It was impossible to visit Mexico without stopping by the area of Veracruz, the second most important coffee production area after Chiapas.
This region is known as the golden strip that runs from the peak of Orizaba to Xalapa. It is a highly productive area with its 10 different sub-regions. The cities o Ixhuatlan del Café, Huatusco and Chocamán alone concentrate the principal area of organic coffee in Veracruz which generate a significant impact at the environmental and economic levels.
There we've met Gisela Illescas and Briseida Venegas from the organization VIDA, an organic coffee cooperative with agroecological practices.
After presenting the context and importance of the coffee in this region, they introduced the challenges that producers and communities are facing and how VIDA intervenes in this context.
Challenges of the coffee sector.
Both price and climate change affect producers. The international price no longer allows the smallers to live only of coffee.They are forced to change and integrate other crops that are less exigent and can follow models of conventional agriculture, a monoculture without shade using chemical farm inputs.
"It is a serious problem, it is like a malicious circle, there are low prices, so there is migration, so there is familial disintegration, so there is violence and impact from the global to the local" explains Gisela
VIDA was created as a militant organization and with a transformative vision. Its objective is to generate a fair social change to improve the lives of rural communities and families through a strong organization with structural and solidarity programs. It puts life and dignity at the center of the production system and recognizes the contribution of women in coffee through, among others, its brand Femcafé.
"When we talk about coffee, we do not only refer to the production but also to how a crop brought by the colons has been integrated into a territory, a community, an ecosystem"
One of the challenge is to think concretely how to connect this coffee production with existing food systems. In VIDA, it is done through agroecology.
Because agroecology, besides being a set of practices that allow conserving soil, water and biodiversity, also leads us to think about how to live in a different model within a community in a context of inequality and poverty, facing a system of oppression that is the global food system.
"The strongest thing we have is the hope that changes can be achieved. But the first change has to come from us. We cannot wait for someone to do it for us"
How to get a decent life as farmers?
The cooperative has implemented several lines of action over the years under the principles of equity and justice.
It is the governing program of organic coffee growing. It implies having good quality plants, shade management, intercrops for food, integrated soil management.
As part of this program, producers are also learning how to add value to their product. Thanks to the installation for example, of machines for coffee cherries pulping, small producers can prepare parchment coffee sold at a much better price than simple cherries.
The cooperative also teaches them what a specialty coffee is and how to get a quality product that will make the difference in the market. How to select the best fruits from the harvest, how to remove the floaters and defective beans? How to prepare washed and honey coffees by controlling the fermentation and drying times?
The cooperative organizes informative and training sessions in collaboration with agronomists that come directly on the field. The producers then often help each other.

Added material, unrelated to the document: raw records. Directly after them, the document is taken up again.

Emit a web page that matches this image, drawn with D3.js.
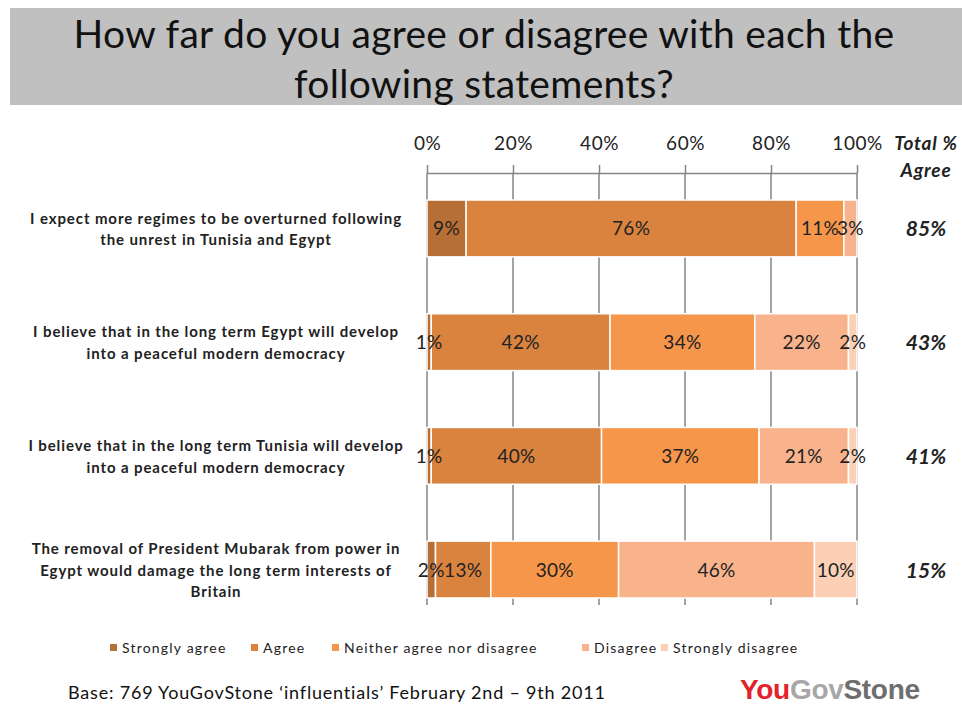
<!DOCTYPE html>
<html>
<head>
<meta charset="utf-8">
<script src="https://cdn.jsdelivr.net/npm/d3@7"></script>
<style>
  body { margin: 0; background: #fff; }
  svg { display: block; }
</style>
</head>
<body>
<div id="container"></div>
<script>
// chart values
var statements = [
  ["I expect more regimes to be overturned following", "the unrest in Tunisia and Egypt"],
  ["I believe that in the long term Egypt will develop", "into a peaceful modern democracy"],
  ["I believe that in the long term Tunisia will develop", "into a peaceful modern democracy"],
  ["The removal of President Mubarak from power in", "Egypt would damage the long term interests of", "Britain"]
]
var responses = ["Strongly agree", "Agree", "Neither agree nor disagree", "Disagree", "Strongly disagree"]
var stronglyAgree = [9, 1, 1, 2]
var agree = [76, 42, 40, 13]
var neither = [11, 34, 37, 30]
var disagree = [3, 22, 21, 46]
var stronglyDisagree = [0, 2, 2, 10]
var totalAgree = [85, 43, 41, 15]
var ticks = [0, 0.2, 0.4, 0.6, 0.8, 1]
var colours = ["#b86f35", "#da833f", "#f6964a", "#f8b38c", "#fbd0b5"]

function drawChart() {
  var width = 962
  var height = 706
  var svg = d3.select("#container")
    .append("svg")
    .attr("width", width)
    .attr("height", height)

  var font = "Lato, 'Open Sans', sans-serif"

  // title box
  svg.append("rect")
    .attr("x", 10).attr("y", 8)
    .attr("width", 952).attr("height", 97)
    .style("fill", "#c0c0c0")

  var title = ["How far do you agree or disagree with each the", "following statements?"]
  svg.append("g").selectAll("text")
    .data(title)
    .enter()
    .append("text")
    .attr("x", 484)
    .attr("y", (d, i) => 48 + i * 50)
    .attr("text-anchor", "middle")
    .style("font-family", font)
    .style("font-size", "39px")
    .style("letter-spacing", "0.3px")
    .style("fill", "#111")
    .text((d) => d)

  var rows = statements.map((s, i) => ({
    id: i,
    "Strongly agree": stronglyAgree[i],
    "Agree": agree[i],
    "Neither agree nor disagree": neither[i],
    "Disagree": disagree[i],
    "Strongly disagree": stronglyDisagree[i]
  }))

  var x = d3.scaleLinear().domain([0, 1]).range([427, 857])
  var y = d3.scaleBand()
    .domain(rows.map((d) => d.id))
    .range([171.6, 626.4])
    .paddingInner(0.5)
    .paddingOuter(0.25)
  var colour = d3.scaleOrdinal().domain(responses).range(colours)

  var stacked = d3.stack()
    .keys(responses)
    .offset(d3.stackOffsetExpand)(rows)

  // gridlines
  svg.append("g").selectAll("line")
    .data(ticks)
    .enter()
    .append("line")
    .attr("x1", (d) => x(d)).attr("x2", (d) => x(d))
    .attr("y1", 173).attr("y2", 605)
    .attr("stroke", "#858585")
    .style("stroke-width", 1.5)

  // top axis
  var axis = svg.append("g")
    .attr("transform", "translate(0,173)")
    .call(d3.axisTop(x)
      .tickValues(ticks)
      .tickFormat(d3.format(".0%"))
      .tickSize(8)
      .tickSizeOuter(0)
      .tickPadding(15))
  axis.select(".domain").attr("stroke", "#858585").style("stroke-width", 1.5)
  axis.selectAll(".tick line").attr("stroke", "#858585").style("stroke-width", 1.5)
  axis.selectAll(".tick text")
    .style("font-family", font)
    .style("font-size", "19px")
    .style("letter-spacing", "0.5px")
    .style("fill", "#222")

  // bars
  var layers = svg.append("g").selectAll("g")
    .data(stacked)
    .enter()
    .append("g")
    .style("fill", (d) => colour(d.key))

  layers.selectAll("rect")
    .data((d) => d)
    .enter()
    .append("rect")
    .attr("x", (d) => x(d[0]))
    .attr("y", (d) => y(d.data.id))
    .attr("width", (d) => x(d[1]) - x(d[0]))
    .attr("height", y.bandwidth())
    .attr("stroke", "#fff")
    .style("stroke-width", 1.5)

  // data labels
  var labels = svg.append("g")
  stacked.forEach(function(layer) {
    layer.forEach(function(d) {
      var v = d.data[layer.key]
      if (!v) return
      labels.append("text")
        .attr("x", (x(d[0]) + x(d[1])) / 2)
        .attr("y", y(d.data.id) + y.bandwidth() / 2 + 7)
        .attr("text-anchor", "middle")
        .style("font-family", font)
        .style("font-size", "19px")
        .style("letter-spacing", "0.3px")
        .style("fill", "#222")
        .text(v + "%")
    })
  })

  // category labels
  var cats = svg.append("g").selectAll("text")
    .data(statements)
    .enter()
    .append("text")
    .attr("text-anchor", "middle")
    .style("font-family", font)
    .style("font-weight", "bold")
    .style("font-size", "15px")
    .style("letter-spacing", "0.9px")
    .style("fill", "#222")
  cats.each(function(lines, i) {
    var cy = y(i) + y.bandwidth() / 2
    var top = cy - (lines.length - 1) * 21.5 / 2 + 6
    d3.select(this).selectAll("tspan")
      .data(lines)
      .enter()
      .append("tspan")
      .attr("x", 216)
      .attr("y", (d, j) => top + j * 21.5)
      .text((d) => d)
  })

  // total % agree column
  var totalHead = ["Total %", "Agree"]
  svg.append("g").selectAll("text")
    .data(totalHead)
    .enter()
    .append("text")
    .attr("x", 926)
    .attr("y", (d, i) => 150 + i * 27)
    .attr("text-anchor", "middle")
    .style("font-family", font)
    .style("font-weight", "bold")
    .style("font-style", "italic")
    .style("font-size", "19px")
    .style("letter-spacing", "0.8px")
    .style("fill", "#222")
    .text((d) => d)

  svg.append("g").selectAll("text")
    .data(totalAgree)
    .enter()
    .append("text")
    .attr("x", 926)
    .attr("y", (d, i) => y(i) + y.bandwidth() / 2 + 8)
    .attr("text-anchor", "middle")
    .style("font-family", font)
    .style("font-weight", "bold")
    .style("font-style", "italic")
    .style("font-size", "21px")
    .style("fill", "#222")
    .text((d) => d + "%")

  // legend
  var legendX = [110, 251, 332, 582, 661]
  var legend = svg.append("g").selectAll("g")
    .data(responses)
    .enter()
    .append("g")
    .attr("transform", (d, i) => "translate(" + legendX[i] + ",648)")
  legend.append("rect")
    .attr("x", 0).attr("y", -4)
    .attr("width", 7).attr("height", 7)
    .style("fill", (d) => colour(d))
  legend.append("text")
    .attr("x", 12).attr("y", 5)
    .style("font-family", font)
    .style("font-size", "14px")
    .style("letter-spacing", "1.2px")
    .style("fill", "#222")
    .text((d) => d)

  // footer
  svg.append("text")
    .attr("x", 68).attr("y", 699)
    .style("font-family", font)
    .style("font-size", "18px")
    .style("letter-spacing", "0.8px")
    .style("fill", "#111")
    .text("Base: 769 YouGovStone \u2018influentials\u2019 February 2nd \u2013 9th 2011")

  var logo = svg.append("text")
    .attr("x", 740).attr("y", 699)
    .style("font-family", "'Liberation Sans', Arial, sans-serif")
    .style("font-weight", "bold")
    .style("font-size", "28px")
    .style("letter-spacing", "-0.3px")
  logo.append("tspan").style("fill", "#e3232b").text("You")
  logo.append("tspan").style("fill", "#a7a7a7").text("Gov")
  logo.append("tspan").style("fill", "#6e6e6e").text("Stone")
}

drawChart()
</script>
</body>
</html>
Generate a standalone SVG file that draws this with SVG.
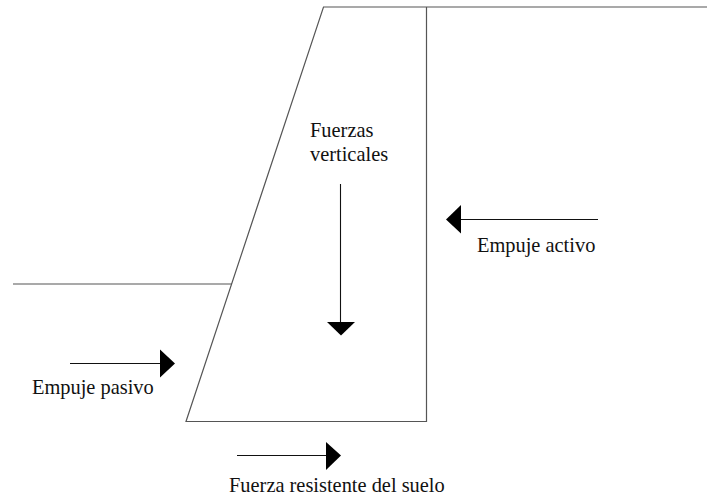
<svg xmlns="http://www.w3.org/2000/svg" width="707" height="497" viewBox="0 0 707 497">
<style>
.g{stroke:#555;stroke-width:1.2;fill:none}
.c{stroke:#111;stroke-width:1.1;fill:none}
.h{fill:#000;stroke:none}
text{font-family:"Liberation Serif","Times New Roman",serif;font-size:20.4px;fill:#111}
</style>
<rect width="707" height="497" fill="#fff"/>
<g id="muro">
<path class="g" d="M707 7H323.500L186 421.500H426.500V7"/>
<path class="g" d="M13 284H232"/>
</g>
<g id="connectors">
<path class="c" d="M340.500 184V323"/><polygon class="h" points="327,322 355,322 341,335.500"/>
<path class="c" d="M598 219.500H460"/><polygon class="h" points="461,205 461,233.500 446,219.500"/>
<path class="c" d="M70 363.500H161"/><polygon class="h" points="160,349.500 160,377.500 175,363.500"/>
<path class="c" d="M237 455.500H327"/><polygon class="h" points="326,442 326,470 341,455.500"/>
</g>
<g id="fuerzas-verticales"><text x="310" y="137">Fuerzas</text><text x="310" y="161">verticales</text></g>
<g id="empuje-activo"><text x="477" y="252">Empuje activo</text></g>
<g id="empuje-pasivo"><text x="32" y="394">Empuje pasivo</text></g>
<g id="fuerza-resistente"><text x="229" y="492">Fuerza resistente del suelo</text></g>
</svg>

The issue of food sovereignty and justice is also at the heart of the VIDA project. As conventional farming systems favor shade-free monoculture, the rotation and complementarity of crops has disappeared and, with them, the food self-sufficiency.
Much work is done to reintegrate food crops that can feed people. Beans, oranges, lemons, avocados can perfectly be integrated into coffee farms. Then they can be exchanged through a system of barter with other foods that do not grow in the region. Corn for example is a fundamental ingredient for the Mexican culture and serves as a base for many culinary preparations (tortillas, tamales, atole ...)
In a world where peasant life is denigrated, it is important to preserve links between generations and to integrate young people so that they do not despise their land and the value of peasant work. In the past, there has been a sharp depreciation of peasant life. Back at that time you could hear:
"Study so that you won't become a peasant"
A seemingly banal phrase that says a lot about our perception of success, the main reference being material wealth. Such a vision has generated uprooting of young people from their homelands, rural exodus and generations leaving for a "better life" in the USA.
Youth integration needs to be structural within organizations and families. Young people must BE involved in their communities. At VIDA, "savings groups" have been created so that children learn to save and manage their money from an early age. They are accompanied by the oldest in this apprenticeship. Thus the link between the different generations is maintained.
"I do not call it a generational change that would imply a disappearance of our grandparents. It's rather that there is a link between these generations" says Gisela.
"We have to change our mentality. We have to instill the love of coffee and of everything one work for."
Peasant life is complex. That love of the land, of the territory and the pride to be farmers and coffee growers is important.